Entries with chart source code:
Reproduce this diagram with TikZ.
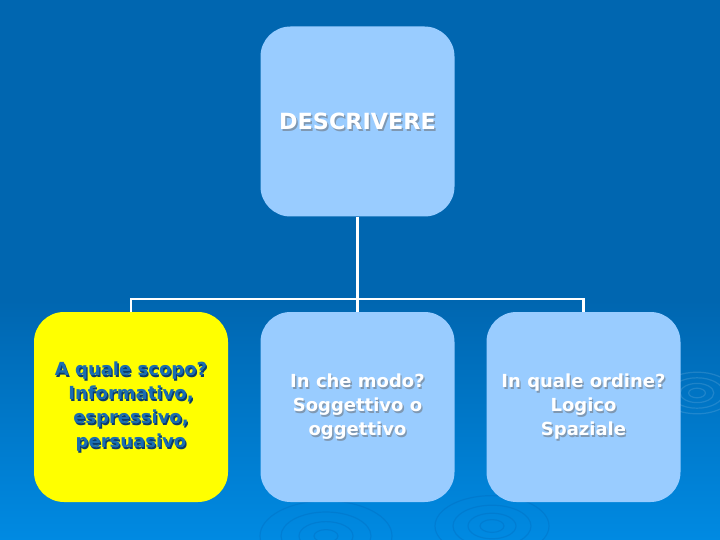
\documentclass[tikz,border=0pt]{standalone}
\usepackage{fontspec}
\setmainfont{DejaVu Sans}
\definecolor{bgtop}{HTML}{0066B0}
\definecolor{bgbot}{HTML}{008AE2}
\definecolor{boxblue}{HTML}{99CCFF}
\definecolor{boxyellow}{HTML}{FFFF00}
\definecolor{shadegray}{HTML}{7F98B2}
\definecolor{ytext}{HTML}{1A6DB2}
\definecolor{yshadow}{HTML}{0A3C6C}
\definecolor{ripple}{HTML}{0060B0}
\begin{document}
\begin{tikzpicture}[x=1pt,y=-1pt,
  card/.style={rectangle, rounded corners=30pt, minimum width=194pt, minimum height=190pt, inner sep=0pt},
  bluecard/.style={card, fill=boxblue},
  yellowcard/.style={card, fill=boxyellow},
  big/.style={font=\bfseries\fontsize{22.3}{24}\selectfont},
  small/.style={font=\bfseries\fontsize{18}{24}\selectfont, align=center},
  conn/.style={draw=white, line width=2.8pt},
  rip/.style={draw=ripple, line width=1.2pt, opacity=0.25}
]
\useasboundingbox (0,0) rectangle (720,540);
\fill[bgtop] (0,0) rectangle (720,301);
\shade[top color=bgtop, bottom color=bgbot] (0,300) rectangle (720,540);
% faint ripples
\foreach \r in {8,18,30,44}{
  \draw[rip] (326,536) ellipse ({\r*1.5} and {\r*0.8});
}
\foreach \r in {8,16,26,38}{
  \draw[rip] (492,526) ellipse ({\r*1.5} and {\r*0.8});
}
\foreach \r in {6,12,19,26}{
  \draw[rip, draw=white, opacity=0.12] (697,393) ellipse ({\r*1.4} and {\r*0.8});
}
% boxes
\node[bluecard,
  label={[big, text=shadegray, shift={(1.5pt,-1.5pt)}]center:DESCRIVERE},
  label={[big, text=white]center:DESCRIVERE}] (top) at (357.5,121.5) {};
\node[yellowcard,
  label={[small, text=yshadow, shift={(1.3pt,-1.3pt)}]center:A quale scopo?\\Informativo,\\espressivo,\\persuasivo},
  label={[small, text=ytext]center:A quale scopo?\\Informativo,\\espressivo,\\persuasivo}] (scopo) at (131,407) {};
\node[bluecard,
  label={[small, text=shadegray, shift={(1.3pt,-1.3pt)}]center:In che modo?\\Soggettivo o\\oggettivo},
  label={[small, text=white]center:In che modo?\\Soggettivo o\\oggettivo}] (modo) at (357.5,407) {};
\node[bluecard,
  label={[small, text=shadegray, shift={(1.3pt,-1.3pt)}]center:In quale ordine?\\Logico\\Spaziale},
  label={[small, text=white]center:In quale ordine?\\Logico\\Spaziale}] (ordine) at (583.5,407) {};
% connectors
\coordinate (hub) at (357.5,299);
\draw[conn] (top.south) -- (hub);
\draw[conn] (hub) -| (scopo.north);
\draw[conn] (hub) -- (modo.north);
\draw[conn] (hub) -| (ordine.north);
\end{tikzpicture}
\end{document}
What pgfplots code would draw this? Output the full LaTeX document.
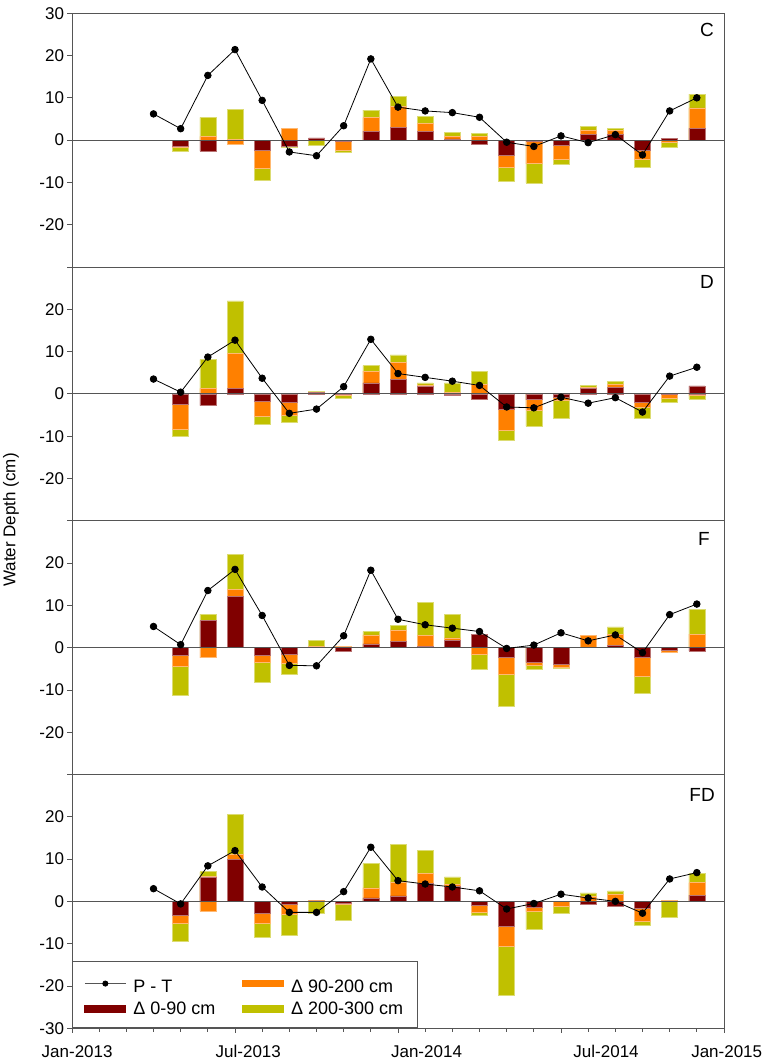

### DIRECTIONS:
Check each line of the records for the word "this" and extract those that contain it.

### FULL SOLUTION:
Reproduce this diagram with TikZ.
What pgfplots code would draw this? Output the full LaTeX document.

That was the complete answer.